- Born: Primrose Mary O. Archer 2000 (age 25–26) Worcestershire, England
- Modelling information
- Height: 1.75 m (5 ft 9 in)
- Hair colour: Brown
- Eye colour: Blue
- Agency: The Lions (New York City); Fabbrica Milano Management (Milan); Select Model Management (Paris, London) (mother agency);

= Primrose Archer =

English fashion model

Primrose Mary O. Archer is an English fashion model.

== Early life ==
Archer was born in Worcestershire, England—the eighth of ten children—and raised on a farm.

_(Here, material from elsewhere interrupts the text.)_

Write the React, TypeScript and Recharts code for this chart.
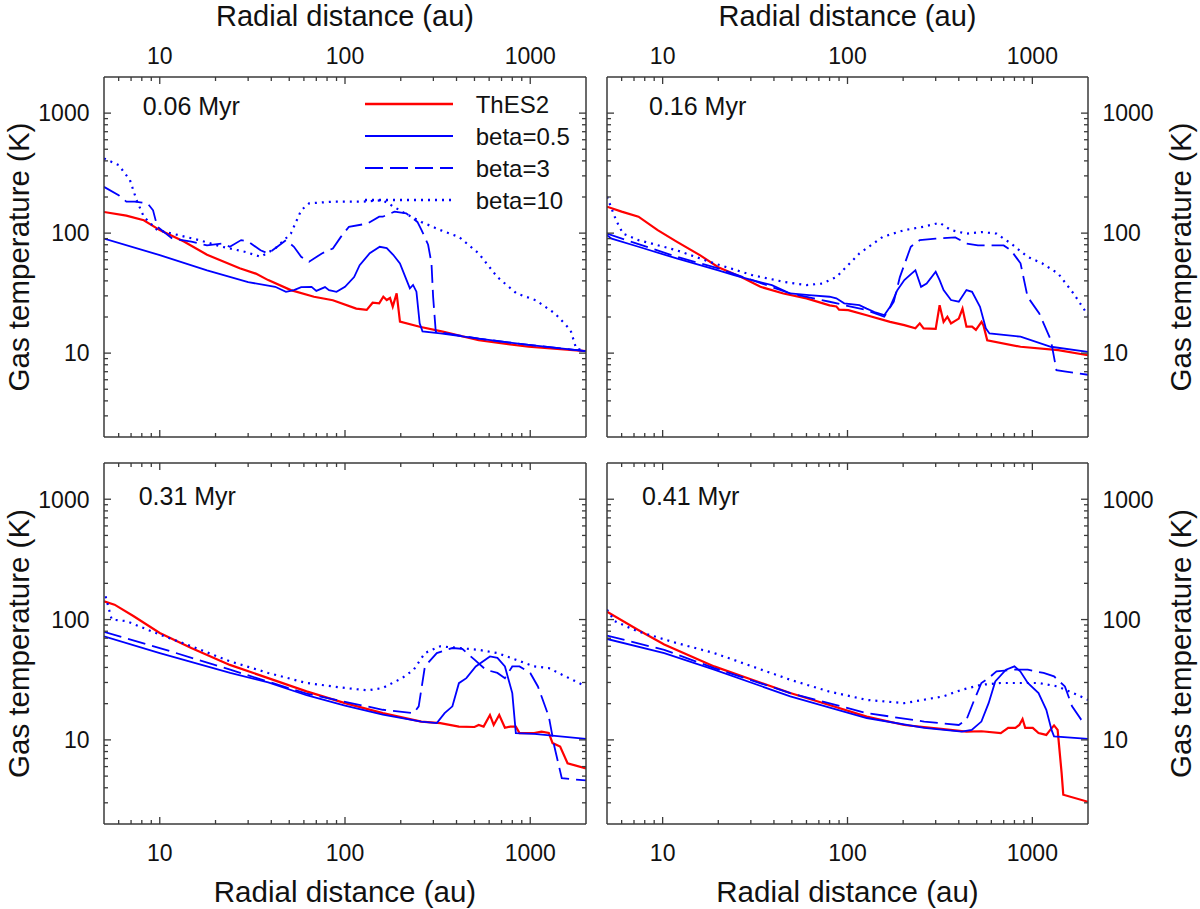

She and her siblings appeared in British Vogue in a 2005 editorial photographed by Tim Walker when she was a child. She was educated at The Bewdley School.

== Career ==
Archer was discovered at Birmingham's Clothes Show Live. In December 2018, she appeared on the cover of British Vogue, hand-chosen by editor-in-chief Edward Enninful, for one of the month's four covers; models like Stella Tennant and Adut Akech appeared on other covers. The cover was photographed by Steven Meisel.

Archer has modelled for Anna Sui and Marc Jacobs campaigns, while walking the runway for Michael Kors, Valentino, Max Mara, Matty Bovan, Burberry, Simone Rocha, Coach New York, and Missoni.